При беглом чтении – на фоне «бытовом» – нас привычно смешит сопряжение шпиона, героя стихов и жениха.

Но Пушкин и тут не ограничился однозначностью.

При обработке «экспромта» он оставил без правки только стих 14. В строке 13 глагол сплетает поэт заменил на слогает, жертвуя и обертоном «сплетни», и колкостью в адрес присяжных московских стихоплетов. Еще более позитивное звучание стиха достигается, когда зачеркивается про него (самый ранний вариант – на него: как при доносе!) ради важного для автора и для героя слова в честь его.

Со словом честь резко контрастирует двенадцатый стих в его окончательной редакции: Его шпионом именует.

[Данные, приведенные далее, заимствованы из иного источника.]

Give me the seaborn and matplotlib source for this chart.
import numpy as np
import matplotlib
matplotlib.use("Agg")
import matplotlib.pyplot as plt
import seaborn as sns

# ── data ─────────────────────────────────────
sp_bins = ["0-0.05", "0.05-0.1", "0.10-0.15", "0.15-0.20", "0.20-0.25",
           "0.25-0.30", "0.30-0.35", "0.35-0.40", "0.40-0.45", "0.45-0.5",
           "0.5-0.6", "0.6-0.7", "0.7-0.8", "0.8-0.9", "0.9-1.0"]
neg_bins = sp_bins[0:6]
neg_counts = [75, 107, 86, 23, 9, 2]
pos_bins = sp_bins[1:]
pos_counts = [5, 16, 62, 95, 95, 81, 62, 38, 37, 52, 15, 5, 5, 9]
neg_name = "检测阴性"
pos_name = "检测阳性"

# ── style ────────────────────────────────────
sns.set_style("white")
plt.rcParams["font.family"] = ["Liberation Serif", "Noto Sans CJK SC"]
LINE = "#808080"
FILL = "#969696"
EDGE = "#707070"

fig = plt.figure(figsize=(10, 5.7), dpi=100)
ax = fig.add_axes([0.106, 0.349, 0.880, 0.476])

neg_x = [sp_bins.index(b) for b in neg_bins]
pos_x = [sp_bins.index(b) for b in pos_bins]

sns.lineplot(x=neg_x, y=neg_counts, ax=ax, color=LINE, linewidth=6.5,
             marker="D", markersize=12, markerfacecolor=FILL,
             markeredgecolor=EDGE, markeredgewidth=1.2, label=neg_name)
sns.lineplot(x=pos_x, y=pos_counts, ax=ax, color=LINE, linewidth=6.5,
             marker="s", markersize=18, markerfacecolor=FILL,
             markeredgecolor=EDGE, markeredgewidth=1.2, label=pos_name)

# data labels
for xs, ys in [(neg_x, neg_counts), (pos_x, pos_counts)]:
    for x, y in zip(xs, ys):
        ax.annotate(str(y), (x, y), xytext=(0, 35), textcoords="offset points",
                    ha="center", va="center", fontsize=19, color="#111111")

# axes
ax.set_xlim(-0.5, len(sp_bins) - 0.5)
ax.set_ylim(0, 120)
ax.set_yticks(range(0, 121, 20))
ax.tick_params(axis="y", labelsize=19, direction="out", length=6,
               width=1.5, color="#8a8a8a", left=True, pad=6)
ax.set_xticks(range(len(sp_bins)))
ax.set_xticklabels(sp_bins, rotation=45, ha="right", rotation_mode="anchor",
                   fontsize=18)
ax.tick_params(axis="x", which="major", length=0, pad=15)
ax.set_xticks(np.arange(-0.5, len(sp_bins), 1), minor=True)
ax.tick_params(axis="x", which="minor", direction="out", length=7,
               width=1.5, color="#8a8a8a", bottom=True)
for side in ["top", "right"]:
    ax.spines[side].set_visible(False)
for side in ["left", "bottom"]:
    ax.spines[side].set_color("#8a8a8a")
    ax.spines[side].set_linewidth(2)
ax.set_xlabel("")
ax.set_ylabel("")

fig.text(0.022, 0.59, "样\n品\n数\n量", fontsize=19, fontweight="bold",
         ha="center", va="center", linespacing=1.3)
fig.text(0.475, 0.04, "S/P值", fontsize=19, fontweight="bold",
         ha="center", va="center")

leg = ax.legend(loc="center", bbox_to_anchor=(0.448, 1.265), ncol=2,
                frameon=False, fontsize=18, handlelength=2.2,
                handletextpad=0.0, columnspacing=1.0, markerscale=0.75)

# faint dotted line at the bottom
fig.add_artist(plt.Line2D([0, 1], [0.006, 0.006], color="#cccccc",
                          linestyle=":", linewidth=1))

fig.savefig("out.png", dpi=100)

Такое именование, однако, заслуживает того, чтобы на нем особо задержаться.

В черновике Пушкин последовательно примерил к стиху и вычеркнул: а) повесой; б) шпионом; в) масоном. В самый поздний текст строфы попал шпион.

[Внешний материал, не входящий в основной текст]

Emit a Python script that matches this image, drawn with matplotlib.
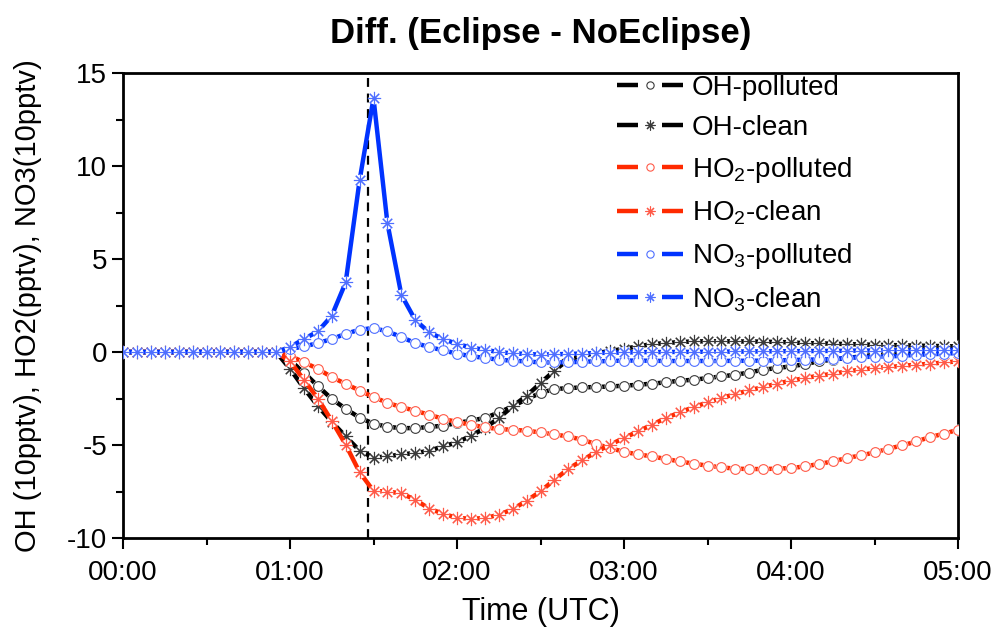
'''
Difference plot (Eclipse - NoEclipse) of OH, HO2 and NO3 for the polluted
and clean scenarios, drawn in the Origin-like style of the publication.
'''

import numpy as np
import matplotlib
matplotlib.use('Agg')
import matplotlib.pyplot as plt
import matplotlib.ticker as mtk
from matplotlib.lines import Line2D
from matplotlib.legend_handler import HandlerTuple

plt.rcParams['font.family'] = ['Liberation Sans', 'DejaVu Sans']
plt.rcParams['mathtext.fontset'] = 'custom'
plt.rcParams['mathtext.rm'] = 'Liberation Sans'
plt.rcParams['axes.unicode_minus'] = False

# model output every 5 minutes, 00:00 - 05:00 UTC
time_h = np.arange(61) * 5 / 60.
eclipse_max_h = 1 + 28 / 60.

zeros = [0.0] * 12

oh_polluted = zeros + [
    -0.45, -1.10, -1.83, -2.52, -3.05, -3.53, -3.85, -4.02, -4.09, -4.09,
    -4.03, -3.96, -3.82, -3.68, -3.55, -3.25, -2.92, -2.53, -2.20, -1.99,
    -1.94, -1.90, -1.88, -1.85, -1.81, -1.76, -1.70, -1.63, -1.54, -1.49,
    -1.40, -1.31, -1.22, -1.10, -0.95, -0.86, -0.77, -0.65, -0.50, -0.41,
    -0.32, -0.24, -0.15, -0.05, 0.00, 0.03, 0.08, 0.12, 0.16]

oh_clean = zeros + [
    -0.90, -1.94, -2.90, -3.75, -4.54, -5.30, -5.68, -5.61, -5.50, -5.43,
    -5.31, -5.07, -4.86, -4.50, -4.09, -3.55, -2.92, -2.35, -1.67, -1.00,
    -0.40, -0.20, -0.05, 0.05, 0.18, 0.30, 0.43, 0.48, 0.54, 0.57,
    0.58, 0.58, 0.57, 0.57, 0.56, 0.54, 0.52, 0.48, 0.47, 0.45,
    0.43, 0.41, 0.39, 0.38, 0.36, 0.35, 0.33, 0.32, 0.30]

ho2_polluted = zeros + [
    -0.20, -0.55, -0.90, -1.35, -1.71, -2.07, -2.42, -2.73, -2.96, -3.16,
    -3.37, -3.59, -3.76, -3.91, -4.05, -4.14, -4.18, -4.23, -4.32, -4.43,
    -4.54, -4.72, -4.95, -5.16, -5.37, -5.50, -5.61, -5.75, -5.88, -6.00,
    -6.11, -6.20, -6.27, -6.29, -6.29, -6.27, -6.24, -6.15, -6.02, -5.88,
    -5.70, -5.56, -5.40, -5.20, -5.02, -4.81, -4.57, -4.39, -4.18]

ho2_clean = zeros + [
    -0.50, -1.49, -2.50, -3.70, -4.98, -6.46, -7.47, -7.50, -7.60, -7.94,
    -8.42, -8.69, -8.92, -8.96, -8.93, -8.75, -8.45, -8.00, -7.49, -6.87,
    -6.28, -5.82, -5.37, -4.98, -4.62, -4.27, -3.91, -3.55, -3.25, -2.96,
    -2.71, -2.47, -2.26, -2.06, -1.88, -1.70, -1.54, -1.40, -1.27, -1.17,
    -1.04, -0.95, -0.86, -0.81, -0.74, -0.68, -0.63, -0.56, -0.50]

no3_polluted = zeros + [
    0.16, 0.30, 0.48, 0.70, 0.98, 1.20, 1.29, 1.11, 0.81, 0.48,
    0.27, 0.09, -0.09, -0.22, -0.32, -0.41, -0.47, -0.50, -0.56, -0.56,
    -0.55, -0.52, -0.50, -0.48, -0.46, -0.46, -0.47, -0.48, -0.48, -0.48,
    -0.48, -0.48, -0.47, -0.47, -0.46, -0.45, -0.43, -0.41, -0.40, -0.38,
    -0.32, -0.27, -0.25, -0.24, -0.20, -0.15, -0.12, -0.09, -0.05]

no3_clean = zeros + [
    0.27, 0.70, 1.11, 1.95, 3.74, 9.23, 13.65, 6.93, 3.08, 1.72,
    1.06, 0.70, 0.44, 0.24, 0.12, 0.00, -0.07, -0.10, -0.14, -0.12,
    -0.10, -0.08, -0.05, -0.04, -0.02, -0.01, 0.00, 0.00, 0.01, 0.01,
    0.02, 0.02, 0.03, 0.03, 0.04, 0.04, 0.05, 0.05, 0.06, 0.06,
    0.07, 0.08, 0.08, 0.09, 0.10, 0.10, 0.11, 0.11, 0.12]

labels = ['OH-polluted', 'OH-clean', r'HO$_2$-polluted', r'HO$_2$-clean',
          r'NO$_3$-polluted', r'NO$_3$-clean']
series = [oh_polluted, oh_clean, ho2_polluted, ho2_clean, no3_polluted,
          no3_clean]
line_colours = ['#000000', '#000000', '#ff2a00', '#ff2a00', '#0033ff',
                '#0033ff']
marker_colours = ['#3a3a3a', '#3a3a3a', '#ff5a48', '#ff5a48', '#4f6fff',
                  '#4f6fff']
asterisk = (8, 2, 0)
markers = ['o', asterisk, 'o', asterisk, 'o', asterisk]
# flat white box used to break the legend line around the symbol
break_box = [(-1, -0.3), (1, -0.3), (1, 0.3), (-1, 0.3), (-1, -0.3)]


fig, ax = plt.subplots(figsize=(10, 6.3), dpi=100)
fig.subplots_adjust(left=0.123, right=0.958, bottom=0.146, top=0.884)

handles = []
for i, (y, lab, lc, mc, mk) in enumerate(zip(series, labels, line_colours,
                                             marker_colours, markers)):
    z = 3 + i
    ms = 7 if mk == 'o' else 9.5
    ax.plot(time_h, y, color=lc, lw=3.2, solid_capstyle='butt', zorder=z)
    # white disc behind each symbol gives the Origin-style line break
    ax.plot(time_h, y, ls='none', marker='o', ms=8.5, mfc='white',
            mec='white', mew=0, zorder=z + 0.1)
    ax.plot(time_h, y, ls='none', marker=mk, ms=ms, mfc='white', mec=mc,
            mew=0.8, zorder=z + 0.2)
    # legend proxies: line, wide break, small symbol
    handles.append((
        Line2D([], [], color=lc, lw=3.2, solid_capstyle='butt'),
        Line2D([], [], ls='none', marker=break_box, ms=17, mfc='white',
               mec='white', mew=0),
        Line2D([], [], ls='none', marker=mk, ms=ms * 0.75, mfc='white',
               mec=mc, mew=0.8)))

ax.axvline(eclipse_max_h, color='black', lw=1.6, ls=(0, (4, 3)), zorder=2)

ax.set_xlim(0, 5)
ax.set_ylim(-10, 15)
ax.xaxis.set_major_locator(mtk.MultipleLocator(1))
ax.xaxis.set_minor_locator(mtk.MultipleLocator(0.5))
ax.xaxis.set_major_formatter(mtk.FuncFormatter(
    lambda h, _: '%02d:%02d' % (int(h), int(round((h % 1) * 60)))))
ax.yaxis.set_major_locator(mtk.MultipleLocator(5))
ax.yaxis.set_minor_locator(mtk.MultipleLocator(2.5))
ax.tick_params(which='both', direction='out', width=1.5, labelsize=20,
               top=False, right=False)
ax.tick_params(which='major', length=8)
ax.tick_params(which='minor', length=5)
ax.tick_params(axis='x', which='major', pad=8)
for sp in ax.spines.values():
    sp.set_linewidth(2)

ax.set_title('Diff. (Eclipse - NoEclipse)', fontsize=25, fontweight='bold',
             pad=22)
ax.set_xlabel('Time (UTC)', fontsize=22, labelpad=8)
ax.set_ylabel('OH (10pptv), HO2(pptv), NO3(10pptv)', fontsize=21)
ax.yaxis.set_label_coords(-0.097, 0.5)

ax.legend(handles, labels, loc='upper left', bbox_to_anchor=(0.578, 1.02),
          frameon=False, fontsize=20, handlelength=2.4, handletextpad=0.3,
          labelspacing=0.5, borderaxespad=0,
          handler_map={tuple: HandlerTuple(ndivide=1, pad=0)})

fig.savefig('out.png', dpi=100)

Не исключено, что слово, втиснутое между многократно правленными строками, начато им и в раннем, и в позднем автографе прописной буквой: Шпионом.

Если это действительно так, то появляется серьезное основание пересмотреть комментарий к этому стиху и ко всей строфе.

Принято считать, что Пушкин передал Онегину пущенную «друзьями» поэта клевету о нем как о «шпионе для правительства». Комментаторы не объясняют смысла переадресации этой клеветы Онегину. Можно предположить, что целью было показать абсурдность этой сплетни. Но и в этом случае не исключено, что Пушкин использовал двойное понимание смысла стиха.

Весьма вероятно, что Молва присуждает Онегину ставшее едва ли не нарицательным прозвище популярного в те годы литературного героя.

Роман Фенимора Купера «Шпион», изданный в 1821 году и немедленно завоевавший мировую славу, уже в 1825-м вышел на русском языке – с громким резонансом в прессе и всеобщим успехом у публики (в том числе среди будущих декабристов)[348]. Пушкин вряд ли прошел мимо произведения романиста, именованного «американским соперником Вальтера Скотта». В 1829 году, когда создавалось «Странствие», он хорошо знал вышедшие после «Шпиона» творения Купера и даже будто пародировал его описания (о чем публично заявил на страницах «Литературной газеты» – в отрывке «Военная Грузинская дорога»).